- Also known as: Ant-Bee
- Born: Billy James November 11, 1960 (age 65) Charlotte, North Carolina, United States
- Died: March 15, 2025
- Genres: Rock, jazz, experimental
- Occupations: Musician, writer, publicist
- Instruments: drums, percussion, vocals
- Years active: 1977–2025

= Ant-Bee =

American experimental musician and writer

Billy James (November 11, 1960 - 	March 15, 2025), better known by his stage name Ant-Bee, was an American experimental musician and writer. In his musical work, he focused on a revival of 1960s style psychedelic rock, working with members of The Mothers of Invention; the original members of the Alice Cooper group, and Captain Beefheart's Magic Band.

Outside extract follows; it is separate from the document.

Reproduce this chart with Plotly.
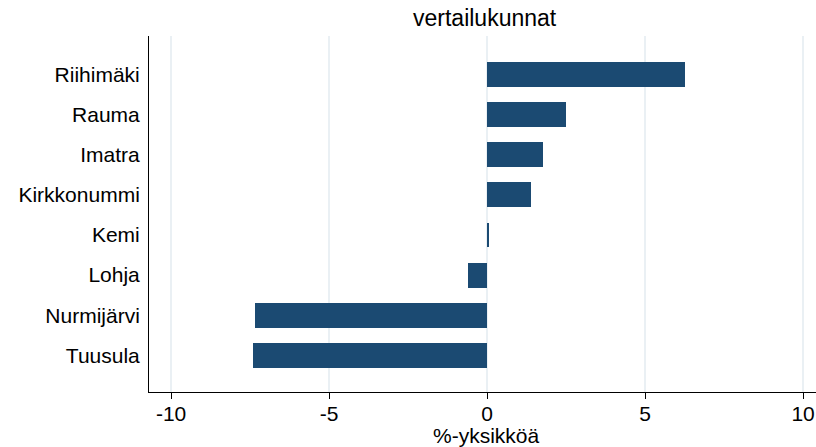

Founder of Glass Onyon PR, he represented music artists including King Crimson, Jon Anderson, Michael Bruce, Greg Lake, Mitch Mitchell, John Wetton, and others. As a recording artist with the name ANT-BEE, he was a multi-instrumentalist who has recorded and performed with musicians including members of the original Alice Cooper group Michael Bruce, Dennis Dunaway, and Neal Smith; the original Mothers of Invention; Bruce Cameron, and others; and produced his four solo albums.

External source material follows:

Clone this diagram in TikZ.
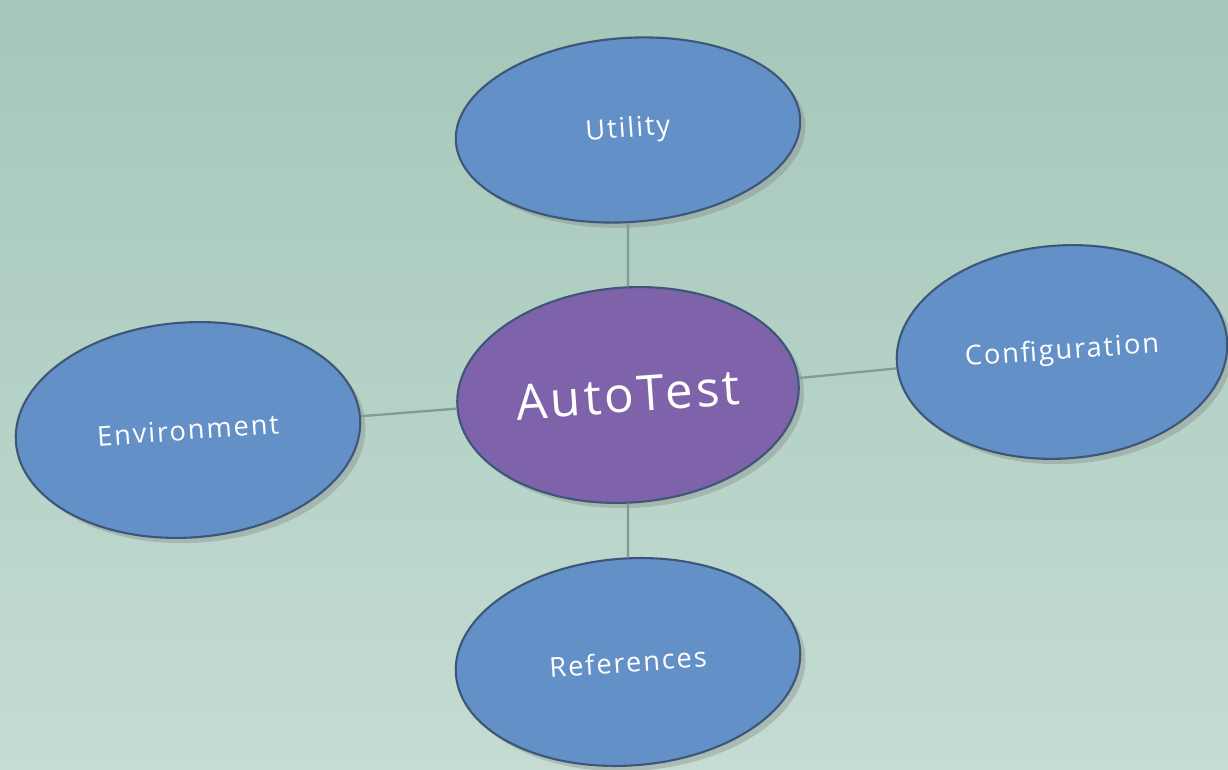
\documentclass[tikz,border=0pt]{standalone}
\usepackage{fontspec}
\setmainfont{Open Sans}[LetterSpace=7]
\usepackage{tikz}
\usetikzlibrary{shapes, positioning, shadows}
\definecolor{bgtop}{HTML}{A4C7B9}
\definecolor{bgbottom}{HTML}{C4DCD2}
\definecolor{leafblue}{HTML}{6490C8}
\definecolor{hubpurple}{HTML}{7E63AA}
\definecolor{rimdark}{HTML}{3E5677}
\definecolor{linkgray}{HTML}{7E9C98}
\tikzset {
    bubble/.style = {
        draw = rimdark,
        shape = ellipse,
        line width = 1.2pt,
        inner sep = 0pt,
        minimum width = 6.9cm,
        minimum height = 4.2cm,
        text = white,
        drop shadow = {shadow xshift=3pt, shadow yshift=-3pt, opacity=0.35}
    },
    leaf/.style = {
        bubble,
        fill = leafblue,
        font = {\fontsize{15.5}{17}\selectfont},
        rotate = 4
    },
    hub/.style = {
        bubble,
        fill = hubpurple,
        font = {\fontsize{28}{30}\selectfont},
        minimum width = 6.84cm,
        minimum height = 4.3cm,
        rotate = 4
    },
    link/.style = {
        draw = linkgray,
        line width = 1.3pt
    }
}
\begin{document}
\begin{tikzpicture}
    % background
    \shade [top color=bgtop, bottom color=bgbottom] (0, 0) rectangle (24.56, 15.38);
    \useasboundingbox (0, 0) rectangle (24.56, 15.38);

    % hub in the middle, leaves round it
    \node [hub] at (12.56, 7.48)                              (autotest) {AutoTest};
    \node [leaf, minimum height=3.68cm] at (12.56, 12.78)     (utility)  {Utility};
    \node [leaf, minimum width=6.62cm, minimum height=4.26cm]
          at (21.24, 8.34)                                    (config)   {Configuration};
    \node [leaf, minimum height=4.3cm] at (3.76, 6.78)        (environ)  {Environment};
    \node [leaf, minimum height=4.14cm] at (12.56, 2.14)      (refs)     {References};

    % connectors
    \path [link] (utility)  -- (autotest);
    \path [link] (refs)     -- (autotest);
    \path [link] (environ)  -- (autotest);
    \path [link] (config)   -- (autotest);
\end{tikzpicture}
\end{document}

As a writer, he has co-authored and authored biographies of musicians including Michael Bruce, Todd Rundgren, and others.

In the 1990s James performed and recorded with musicians including Michael Bruce, whose autobiography James co-authored, "No More Mr Nice Guy: The Inside Story of the Alice Cooper Group", first published in 1996.

==Producer==

Billy James helped to gather together an array of guest artists on the album Midnight Daydream from Bruce Cameron.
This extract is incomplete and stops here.